È giusto chiedersi a questo punto come interrompere questa spirale negativa, come uscire da questa crisi che ancor prima che economica, è una crisi della persona. Di certo la soluzione non può essere solo e per prima cosa un’analisi, su cui esperti di tutto il mondo dedicano il proprio tempo per capire dove sta l’errore e dove la soluzione per far ripartire l’economia. E neanche può esserlo un discorso, seppur giusto e carico di ragioni.

Ciò che può muovere e dare speranza è uno sguardo nuovo su di sé e sugli altri, una posizione umana diversa con alla base la coscienza che l’uomo non è riducibile al proprio lavoro. Il lavoro è espressione di un’io in azione che racchiude in sé un’esigenza e un desiderio di compimento che va molto oltre a quanto il lavoro possa dargli. Nessuno può essere riducibile alla propria riuscita o meno nel lavoro, sia egli imprenditore, manager, grande finanziere o semplice impiegato.

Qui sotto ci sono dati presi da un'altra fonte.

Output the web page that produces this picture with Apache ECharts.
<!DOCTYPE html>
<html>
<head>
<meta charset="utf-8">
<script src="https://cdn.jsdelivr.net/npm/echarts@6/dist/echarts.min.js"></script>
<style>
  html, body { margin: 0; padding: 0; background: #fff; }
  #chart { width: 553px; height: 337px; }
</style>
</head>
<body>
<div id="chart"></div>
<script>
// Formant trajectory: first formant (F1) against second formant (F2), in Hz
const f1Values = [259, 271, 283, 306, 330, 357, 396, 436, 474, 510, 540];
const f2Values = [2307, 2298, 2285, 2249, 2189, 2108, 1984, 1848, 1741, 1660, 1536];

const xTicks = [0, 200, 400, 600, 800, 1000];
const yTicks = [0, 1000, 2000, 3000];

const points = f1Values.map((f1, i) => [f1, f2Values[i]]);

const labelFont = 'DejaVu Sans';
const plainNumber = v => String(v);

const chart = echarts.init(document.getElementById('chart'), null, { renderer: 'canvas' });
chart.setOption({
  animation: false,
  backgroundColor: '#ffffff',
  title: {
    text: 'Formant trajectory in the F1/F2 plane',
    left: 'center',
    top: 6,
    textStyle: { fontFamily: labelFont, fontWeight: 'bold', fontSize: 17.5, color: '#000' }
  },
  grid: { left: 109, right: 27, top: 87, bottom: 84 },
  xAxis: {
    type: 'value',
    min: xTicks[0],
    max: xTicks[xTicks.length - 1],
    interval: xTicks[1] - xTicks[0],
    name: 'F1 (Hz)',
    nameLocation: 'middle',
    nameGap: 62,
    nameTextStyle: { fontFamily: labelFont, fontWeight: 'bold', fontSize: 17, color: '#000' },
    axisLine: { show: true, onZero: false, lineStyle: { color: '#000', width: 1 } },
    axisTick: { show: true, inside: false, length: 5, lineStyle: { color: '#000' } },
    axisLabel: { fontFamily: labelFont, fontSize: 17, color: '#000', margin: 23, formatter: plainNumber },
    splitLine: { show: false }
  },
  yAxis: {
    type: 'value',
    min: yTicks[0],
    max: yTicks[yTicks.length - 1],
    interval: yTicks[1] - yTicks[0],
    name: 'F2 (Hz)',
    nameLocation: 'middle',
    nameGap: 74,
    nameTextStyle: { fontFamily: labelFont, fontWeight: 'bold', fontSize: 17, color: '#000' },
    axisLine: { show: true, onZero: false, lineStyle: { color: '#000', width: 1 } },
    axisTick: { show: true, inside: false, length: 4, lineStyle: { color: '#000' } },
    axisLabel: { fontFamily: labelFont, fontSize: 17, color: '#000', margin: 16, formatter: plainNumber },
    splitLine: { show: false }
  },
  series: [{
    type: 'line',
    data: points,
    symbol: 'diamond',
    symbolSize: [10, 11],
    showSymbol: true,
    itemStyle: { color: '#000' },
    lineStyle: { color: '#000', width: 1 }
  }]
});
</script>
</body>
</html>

Nel momento in cui ci sono persone e imprenditori che sono in grado di portare questo giudizio, per loro stessi e per tutti quelli che lavorano con loro cambia il modo di essere al lavoro e di affrontare la realtà. Essa non diventa più un ricatto su quanto siamo in grado di manipolarla ai nostri scopi, ma la positiva opportunità di esprimere tutta la propria umanità. Il profitto torna a essere un indicatore importante della bontà del proprio operato, per suggerire nuovi investimenti o cambiamenti di rotta, ma non è più il criterio ultimo di giudizio, che diventa invece il compimento del proprio bisogno di felicità.

Il lavoro diventa anche parte di un uso ragionevole del proprio tempo, che acquista un valore diverso, orientato ai bisogni autentici di realizzazione di sé. Questo cambiamento è la risposta semplice ma profonda al problema della crisi.

La scorsa edizione di EIRE ha, per quanto le attiene, testimoniato questo fatto nel momento in cui noi organizzatori per primi ci siamo posti con a cuore prima ancora che il risultato “quantitativo” – che la realtà ci diceva essere inferiore alle aspettative – il rapporto con i nostri espositori e con gli operatori, mettendo a tema questa posizione umana e la possibilità di una ripartenza a partire dalla ricerca del bene comune nel fare impresa.